I think DFK41 - got one, I might be wrong


----------



## The Systemic Kid (Nov 23, 2012)

David backed the Trinity and passed it on to lucky old me.

Surpasses anything out of an Aeropress IMO. Keep meaning to try the other brew options but the Aeropress option is so damn good, I keep making it.


----------



## Stevie (Nov 18, 2015)

The Systemic Kid said:


> David backed the Trinity and passed it on to lucky old me.
> 
> Surpasses anything out of an Aeropress IMO. Keep meaning to try the other brew options but the Aeropress option is so damn good, I keep making it.


Does it essentially work in the same way, with aeropress papers? But its better just because its glass and a better quality finish etc?


----------



## 4085 (Nov 23, 2012)

It does need a filter, be it aeropress or steel.

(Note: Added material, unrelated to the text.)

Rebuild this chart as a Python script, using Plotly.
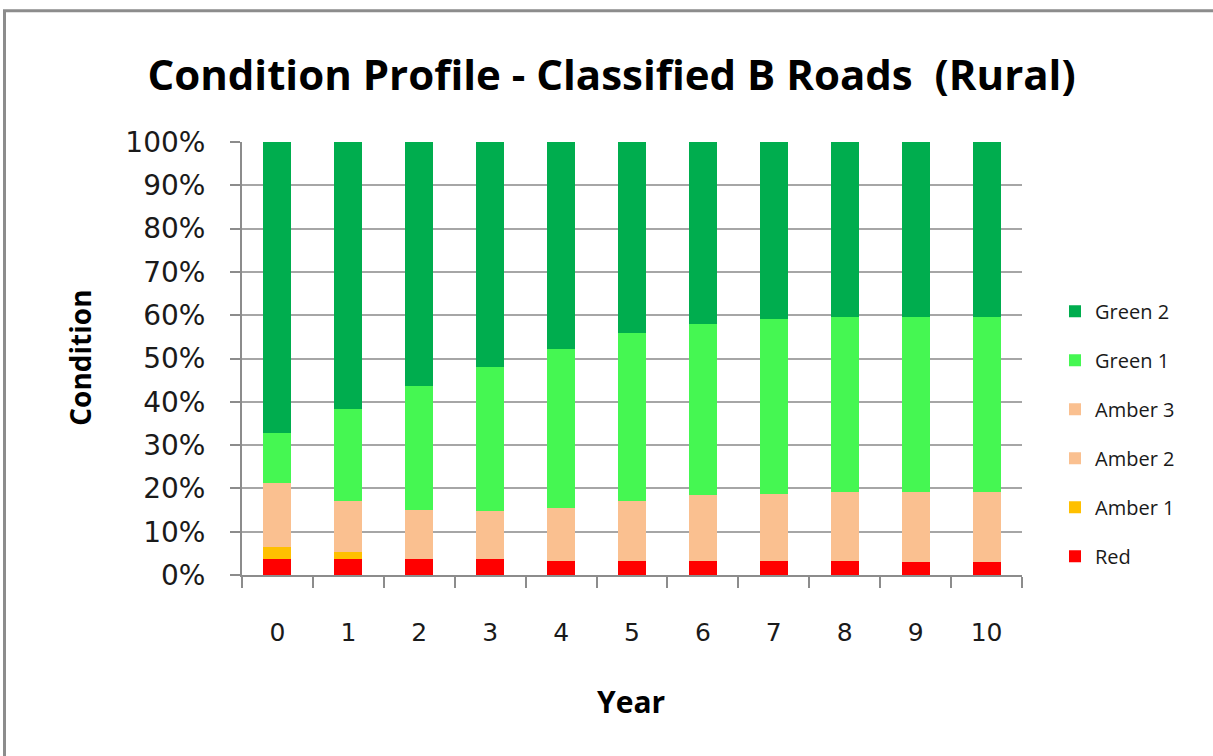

The secret I think, is the fact that once inserted, the plunger that weighs 3kilos from memory, ensures an even amount of weight every time to give a repeatable extraction


----------



## The Systemic Kid (Nov 23, 2012)

The portafilter is a perfect fit for the Aeropress filters. Currently running with a paper and Able fine filter combined. No residue in the cup whatsoever - really clean. Just ran some Workshop Ethiopian Kello through - stunning. The 'glass' isn't glass - plastic as in the Aeropress. The piston weighs around two and a half kilos so once the extraction has begun, you just leave it to do the work.


----------



## 4085 (Nov 23, 2012)

@Stevie

I notice, that the price is reduced to £249.17.......do not know if thats a mistake or not.......but seems a bargain if so!


----------



## garydyke1 (Mar 9, 2011)

Bargain when you consider the price of an aeropress , filters, chemex , filters , french press and a basic pouring kettle all comes in for a lot less?

Im not knocking it by the way, looks a nice piece of kit. Not exactly a bargain


----------



## 4085 (Nov 23, 2012)

garydyke1 said:


> Bargain when you consider the price of an aeropress , filters, chemex , filters , french press and a basic pouring kettle all comes in for a lot less?
> 
> Im not knocking it by the way, looks a nice piece of kit. Not exactly a bargain


It is when it was £299 earlier today. An Areopress is a bit of plastic tube, this is a handmade, tactile really nice piece of kit.......suppose it is the old adage of if you have to ask the price you cannot afford it!


----------



## Phil104 (Apr 15, 2014)

Back to £299 when I looked just now.


----------



## 4085 (Nov 23, 2012)

it certainly is.......was definitely £249.17 at one point though......I held off this time!


----------



## Stevie (Nov 18, 2015)

I think was £150 when it was on kickstarted? I'd love one but can't justify it at the moment. I'm in the process of

opening a shop and maybe this would work well as a total brew bar solution, although you'd probably want a pair!


----------



## 4085 (Nov 23, 2012)

When I ordered mine, the total bill for the brewer, the beautiful leather bag and shipping from Oz came in at £300 so I think £150 is wishful thinking! I nearly bought it again today when I saw the price at £249.......it is so tactile but I do not drink much brewed so it would probably have just sat there as a conversation point!


----------



## 4085 (Nov 23, 2012)

The answer to this is simple. You have a choice to display the price ex or including vat!


----------



## FullBloomCoffee (Mar 19, 2015)

Anyone else got one of these? really keen to hear further feedback, I'm seriously tempted!


----------



## Phobic (Aug 17, 2016)

it's up to £319 now


----------



## DoubleShot (Apr 23, 2014)

BeanAbout said:


> Anyone else got one of these? really keen to hear further feedback, I'm seriously tempted!


Unless I'm mistaken, The Systemic Kid owns one?


----------



## The Systemic Kid (Nov 23, 2012)

Sure do - see above


----------



## FullBloomCoffee (Mar 19, 2015)

DoubleShot said:


> Unless I'm mistaken, The Systemic Kid owns one?


yep, as I've seen, I just meant has anyone else got one, always good to hear a range of feedback, especially before purchasing one


----------